We all have one….and it is usually one….the individual in the group that finds distinction by being the contrarian voice in the discussion. And while the investigation of opposition and a full 360-degree view of a topic is essential to good decision-making, in the social setting of a committee or board meeting, such a voice can choke the momentum and potential emergence of innovative ideas.
The contrarian comes with various labels: devil’s advocate, outlier, “Debbie Downer”, minority voice, voice of experience, or party pooper. How does a leader allow this voice to be heard and considered, while keeping momentum and energy alive that can lead to emergent innovation?
One way of handling this voice is to determine at the start of any meeting that you will have a “parking lot” to capture some ideas that are important to consider, but might prevent the conversation from exploring possibilities.
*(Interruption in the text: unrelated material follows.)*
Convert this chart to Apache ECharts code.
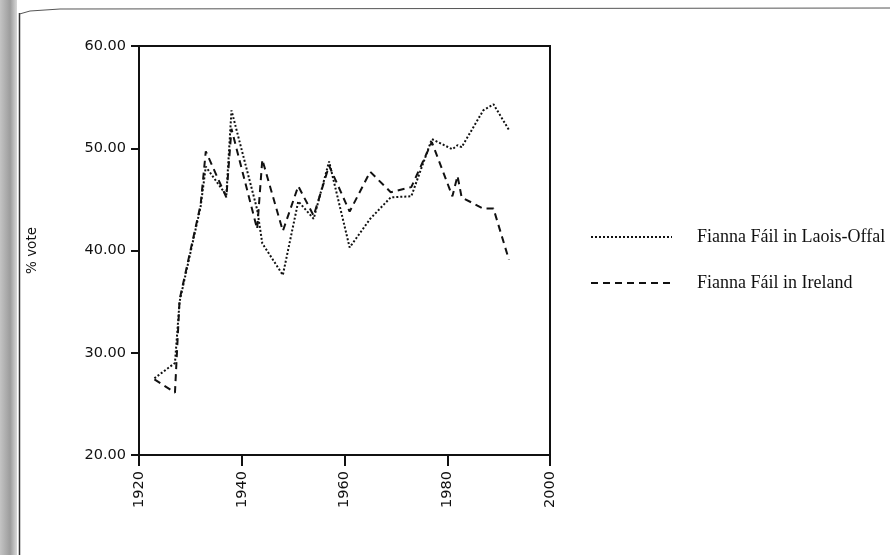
<!DOCTYPE html>
<html>
<head>
<meta charset="utf-8">
<script src="https://cdn.jsdelivr.net/npm/echarts@6/dist/echarts.min.js"></script>
<style>
  html, body { margin: 0; padding: 0; background: #fff; }
  #chart { width: 890px; height: 555px; }
</style>
</head>
<body>
<div id="chart"></div>
<script>
// election years (the two 1927 and two 1982 contests sit slightly apart)
const years = [1923, 1927, 1927.9, 1932, 1933, 1937, 1938, 1943, 1944, 1948,
  1951, 1954, 1957, 1961, 1965, 1969, 1973, 1977, 1981, 1982, 1982.8,
  1987, 1989, 1992];
const laoisOffaly = [27.5, 29.0, 35.0, 44.3, 48.2, 45.4, 53.7, 44.0, 40.7, 37.6,
  44.8, 43.1, 48.7, 40.3, 43.1, 45.2, 45.3, 50.9, 49.9, 50.3, 50.1,
  53.7, 54.3, 51.8];
const ireland = [27.4, 26.1, 35.2, 44.5, 49.7, 45.2, 51.9, 42.1, 48.9, 41.9,
  46.3, 43.4, 48.3, 43.8, 47.7, 45.7, 46.2, 50.6, 45.3, 47.3, 45.2,
  44.1, 44.1, 39.1];
const seriesNames = ['Fianna Fáil in Laois-Offal', 'Fianna Fáil in Ireland'];

const pairs = (ys) => years.map((x, i) => [x, ys[i]]);

const chart = echarts.init(document.getElementById('chart'));
const option = {
  animation: false,
  backgroundColor: '#fff',
  grid: {
    left: 139, right: 340, top: 46, bottom: 100,
    show: true, borderColor: '#111', borderWidth: 2, backgroundColor: 'transparent'
  },
  legend: {
    orient: 'vertical',
    left: 585, top: 222,
    itemWidth: 81, itemHeight: 14, itemGap: 26,
    data: seriesNames,
    itemStyle: { opacity: 0 },
    textStyle: {
      fontFamily: 'Liberation Serif', fontSize: 18, color: '#111',
      lineHeight: 20, padding: [0, 0, 0, 20]
    }
  },
  xAxis: {
    type: 'value', min: 1920, max: 2000, interval: 20,
    splitLine: { show: false },
    axisLine: { lineStyle: { color: '#111', width: 2 } },
    axisTick: { length: 11, lineStyle: { color: '#111', width: 2 } },
    axisLabel: {
      rotate: 90, margin: 16, color: '#111',
      fontFamily: 'DejaVu Sans', fontSize: 14.5,
      formatter: (v) => String(v)
    }
  },
  yAxis: {
    type: 'value', min: 20, max: 60, interval: 10,
    name: '% vote', nameLocation: 'middle', nameRotate: 90, nameGap: 100,
    nameTextStyle: { fontFamily: 'DejaVu Sans', fontSize: 13.5, color: '#111' },
    splitLine: { show: false },
    axisLine: { lineStyle: { color: '#111', width: 2 } },
    axisTick: { length: 8, lineStyle: { color: '#111', width: 2 } },
    axisLabel: {
      margin: 13, color: '#111', fontFamily: 'DejaVu Sans', fontSize: 14.5,
      formatter: (v) => v.toFixed(2)
    }
  },
  series: [{
    name: seriesNames[0], type: 'line', data: pairs(laoisOffaly),
    symbol: 'none', color: '#111',
    lineStyle: { color: '#111', width: 2, type: [2, 2] }
  }, {
    name: seriesNames[1], type: 'line', data: pairs(ireland),
    symbol: 'none', color: '#111',
    lineStyle: { color: '#111', width: 2, type: [7, 5] }
  }],
  graphic: [
    // scanned page edge
    { type: 'rect', shape: { x: 0, y: 0, width: 17, height: 555 },
      style: { fill: new echarts.graphic.LinearGradient(0, 0, 1, 0, [
        { offset: 0, color: '#c4c4c4' }, { offset: 0.6, color: '#9c9c9c' }, { offset: 1, color: '#d8d8d8' }]) } },
    { type: 'line', shape: { x1: 19.5, y1: 13, x2: 19.5, y2: 555 },
      style: { stroke: '#333', lineWidth: 1.5 } },
    { type: 'polyline', shape: { points: [[19.5, 14], [30, 11], [60, 9], [890, 8]] },
      style: { stroke: '#555', lineWidth: 1, fill: null } }
  ]
};
chart.setOption(option);
</script>
</body>
</html>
Another approach is to take that “outlier” power away from any one individual, and ask everyone to give one (and only one) reason something might not work, and then, continue to explore new possibilities.
In an ideal world of exploring innovative ideas, the role of the devil’s advocate can be a prophetic voice that is helpful in a 360 exploration of an idea. The trouble is we don’t always know the motives of that voice, and in a social setting such as a volunteer committee structure, it is difficult to highlight one comment, and diminish another. However, for the momentum needed for innovation to take place, it is helpful to have a strategy in place to keep good ideas and good energy flowing.